● Raw data:
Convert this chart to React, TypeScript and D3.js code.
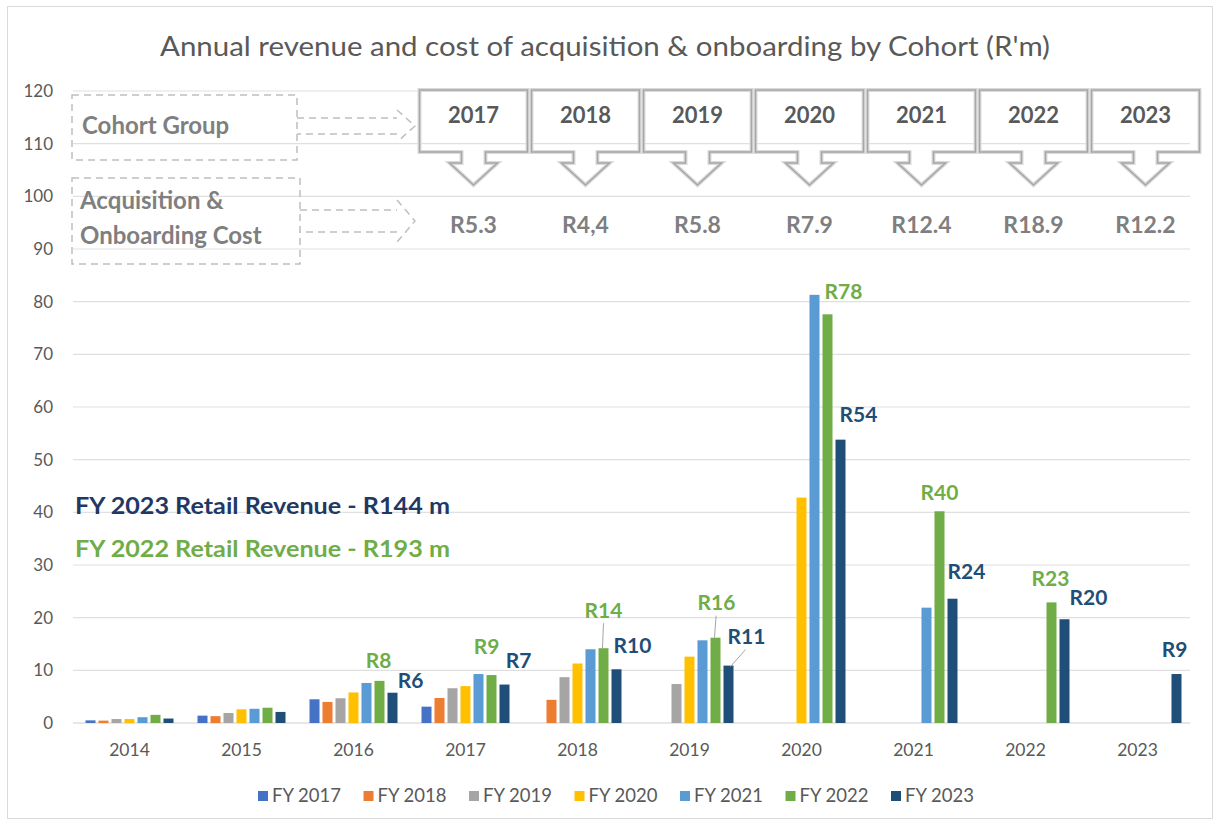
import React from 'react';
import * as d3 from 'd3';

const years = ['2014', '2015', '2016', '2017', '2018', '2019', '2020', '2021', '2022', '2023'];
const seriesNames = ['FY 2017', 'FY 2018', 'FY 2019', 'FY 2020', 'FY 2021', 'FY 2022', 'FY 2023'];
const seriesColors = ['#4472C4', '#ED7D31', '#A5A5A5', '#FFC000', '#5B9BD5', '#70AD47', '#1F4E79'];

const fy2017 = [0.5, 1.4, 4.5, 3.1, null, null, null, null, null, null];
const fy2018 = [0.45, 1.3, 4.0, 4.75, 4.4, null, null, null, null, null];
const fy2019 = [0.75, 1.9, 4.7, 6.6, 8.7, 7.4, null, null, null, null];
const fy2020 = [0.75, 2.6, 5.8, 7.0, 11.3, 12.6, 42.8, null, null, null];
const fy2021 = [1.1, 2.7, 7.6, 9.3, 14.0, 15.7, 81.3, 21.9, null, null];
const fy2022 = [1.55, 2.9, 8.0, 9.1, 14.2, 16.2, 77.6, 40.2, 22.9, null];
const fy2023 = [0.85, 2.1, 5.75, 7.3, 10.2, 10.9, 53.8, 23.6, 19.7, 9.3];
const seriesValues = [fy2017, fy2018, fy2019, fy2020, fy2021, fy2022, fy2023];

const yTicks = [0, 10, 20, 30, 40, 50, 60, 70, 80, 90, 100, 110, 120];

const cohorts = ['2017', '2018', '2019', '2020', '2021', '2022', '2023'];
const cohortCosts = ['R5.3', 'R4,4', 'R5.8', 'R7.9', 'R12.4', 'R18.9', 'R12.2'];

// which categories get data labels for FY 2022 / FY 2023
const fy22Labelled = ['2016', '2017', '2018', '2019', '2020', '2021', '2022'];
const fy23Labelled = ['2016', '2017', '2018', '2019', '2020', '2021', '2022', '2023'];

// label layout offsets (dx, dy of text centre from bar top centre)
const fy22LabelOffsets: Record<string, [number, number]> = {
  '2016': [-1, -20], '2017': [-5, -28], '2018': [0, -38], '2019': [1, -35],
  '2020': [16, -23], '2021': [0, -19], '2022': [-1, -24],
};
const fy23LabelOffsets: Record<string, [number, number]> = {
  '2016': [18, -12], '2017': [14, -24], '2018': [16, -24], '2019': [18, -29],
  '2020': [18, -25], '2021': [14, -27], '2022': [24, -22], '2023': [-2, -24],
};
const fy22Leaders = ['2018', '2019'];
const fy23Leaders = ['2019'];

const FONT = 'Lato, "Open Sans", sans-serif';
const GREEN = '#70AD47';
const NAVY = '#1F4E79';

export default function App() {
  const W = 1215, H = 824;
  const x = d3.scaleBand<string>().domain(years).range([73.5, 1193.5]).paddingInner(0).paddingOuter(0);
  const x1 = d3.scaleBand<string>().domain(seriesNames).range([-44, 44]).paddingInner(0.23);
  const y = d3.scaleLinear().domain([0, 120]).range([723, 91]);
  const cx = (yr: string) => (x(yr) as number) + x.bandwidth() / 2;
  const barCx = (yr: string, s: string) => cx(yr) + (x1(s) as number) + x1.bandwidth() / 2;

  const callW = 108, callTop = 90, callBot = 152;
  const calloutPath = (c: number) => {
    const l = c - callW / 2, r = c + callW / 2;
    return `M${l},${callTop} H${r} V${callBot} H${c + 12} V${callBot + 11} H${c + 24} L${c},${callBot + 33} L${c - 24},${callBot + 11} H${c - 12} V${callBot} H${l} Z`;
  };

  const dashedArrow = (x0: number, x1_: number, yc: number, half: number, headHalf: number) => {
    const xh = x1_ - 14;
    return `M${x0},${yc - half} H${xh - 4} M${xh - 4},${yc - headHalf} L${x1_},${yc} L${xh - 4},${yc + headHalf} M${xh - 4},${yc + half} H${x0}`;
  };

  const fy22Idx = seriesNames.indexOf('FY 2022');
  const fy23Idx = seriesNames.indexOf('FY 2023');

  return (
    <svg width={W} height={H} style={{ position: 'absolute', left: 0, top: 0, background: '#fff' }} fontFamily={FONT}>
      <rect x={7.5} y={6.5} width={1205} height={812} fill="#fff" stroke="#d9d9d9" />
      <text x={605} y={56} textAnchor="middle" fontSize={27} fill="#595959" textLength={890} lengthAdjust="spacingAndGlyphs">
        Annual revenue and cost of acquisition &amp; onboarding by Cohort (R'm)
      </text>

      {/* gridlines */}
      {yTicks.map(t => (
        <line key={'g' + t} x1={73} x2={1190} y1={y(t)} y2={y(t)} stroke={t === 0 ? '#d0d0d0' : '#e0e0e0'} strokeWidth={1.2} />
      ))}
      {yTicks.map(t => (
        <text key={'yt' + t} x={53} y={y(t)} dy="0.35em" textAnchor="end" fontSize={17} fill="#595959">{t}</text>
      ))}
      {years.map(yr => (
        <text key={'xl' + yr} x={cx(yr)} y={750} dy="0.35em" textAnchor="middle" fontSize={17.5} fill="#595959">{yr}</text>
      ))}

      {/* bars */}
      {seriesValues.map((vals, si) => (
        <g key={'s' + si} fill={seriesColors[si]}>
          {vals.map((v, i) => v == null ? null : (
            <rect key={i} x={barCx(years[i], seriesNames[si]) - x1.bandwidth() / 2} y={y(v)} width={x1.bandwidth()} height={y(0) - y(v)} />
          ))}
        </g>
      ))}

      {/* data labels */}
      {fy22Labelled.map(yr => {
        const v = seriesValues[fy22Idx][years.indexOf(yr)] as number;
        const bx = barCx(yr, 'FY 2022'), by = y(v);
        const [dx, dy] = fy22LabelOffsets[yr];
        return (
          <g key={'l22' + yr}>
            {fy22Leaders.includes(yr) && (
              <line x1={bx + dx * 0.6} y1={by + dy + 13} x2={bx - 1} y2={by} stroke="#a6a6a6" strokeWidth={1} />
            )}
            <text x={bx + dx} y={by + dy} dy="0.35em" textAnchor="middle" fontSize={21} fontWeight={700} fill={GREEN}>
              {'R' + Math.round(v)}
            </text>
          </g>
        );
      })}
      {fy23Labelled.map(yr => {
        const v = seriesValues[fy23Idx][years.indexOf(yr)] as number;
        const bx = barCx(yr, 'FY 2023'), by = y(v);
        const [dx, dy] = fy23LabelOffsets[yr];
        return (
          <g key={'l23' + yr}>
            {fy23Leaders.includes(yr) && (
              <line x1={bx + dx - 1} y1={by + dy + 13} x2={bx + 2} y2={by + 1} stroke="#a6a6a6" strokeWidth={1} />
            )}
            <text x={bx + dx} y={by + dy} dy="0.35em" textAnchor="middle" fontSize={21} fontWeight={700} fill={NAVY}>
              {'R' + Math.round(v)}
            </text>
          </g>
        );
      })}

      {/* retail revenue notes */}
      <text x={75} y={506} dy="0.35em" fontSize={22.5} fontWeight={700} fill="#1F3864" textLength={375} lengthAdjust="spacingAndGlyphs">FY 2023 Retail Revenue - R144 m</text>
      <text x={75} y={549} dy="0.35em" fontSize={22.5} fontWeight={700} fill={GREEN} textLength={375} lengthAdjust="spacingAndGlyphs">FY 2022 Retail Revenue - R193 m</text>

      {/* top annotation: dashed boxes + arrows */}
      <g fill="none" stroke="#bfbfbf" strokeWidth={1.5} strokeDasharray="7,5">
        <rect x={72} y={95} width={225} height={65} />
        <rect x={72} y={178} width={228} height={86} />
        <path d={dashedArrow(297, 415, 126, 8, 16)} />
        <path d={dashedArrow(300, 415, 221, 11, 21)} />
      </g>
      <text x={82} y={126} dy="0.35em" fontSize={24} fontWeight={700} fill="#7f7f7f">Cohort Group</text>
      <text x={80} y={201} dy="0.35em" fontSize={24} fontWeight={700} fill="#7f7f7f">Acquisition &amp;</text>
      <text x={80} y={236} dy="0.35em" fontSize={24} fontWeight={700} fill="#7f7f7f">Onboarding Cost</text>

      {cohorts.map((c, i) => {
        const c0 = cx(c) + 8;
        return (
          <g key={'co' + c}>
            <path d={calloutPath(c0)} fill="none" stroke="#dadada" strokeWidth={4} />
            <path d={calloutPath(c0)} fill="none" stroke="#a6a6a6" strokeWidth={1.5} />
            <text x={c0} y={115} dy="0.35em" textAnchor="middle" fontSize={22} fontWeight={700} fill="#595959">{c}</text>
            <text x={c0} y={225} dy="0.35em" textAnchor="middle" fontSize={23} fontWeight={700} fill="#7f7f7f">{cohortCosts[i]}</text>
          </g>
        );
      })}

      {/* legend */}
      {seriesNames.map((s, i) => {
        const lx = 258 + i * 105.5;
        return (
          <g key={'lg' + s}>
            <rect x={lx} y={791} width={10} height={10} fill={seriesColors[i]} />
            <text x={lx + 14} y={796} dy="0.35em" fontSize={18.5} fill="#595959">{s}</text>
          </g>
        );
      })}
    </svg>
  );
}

● Task instructions:
Write down every line of the data above that includes the string "React".

● Final answer:
Convert this chart to React, TypeScript and D3.js code.
import React from 'react';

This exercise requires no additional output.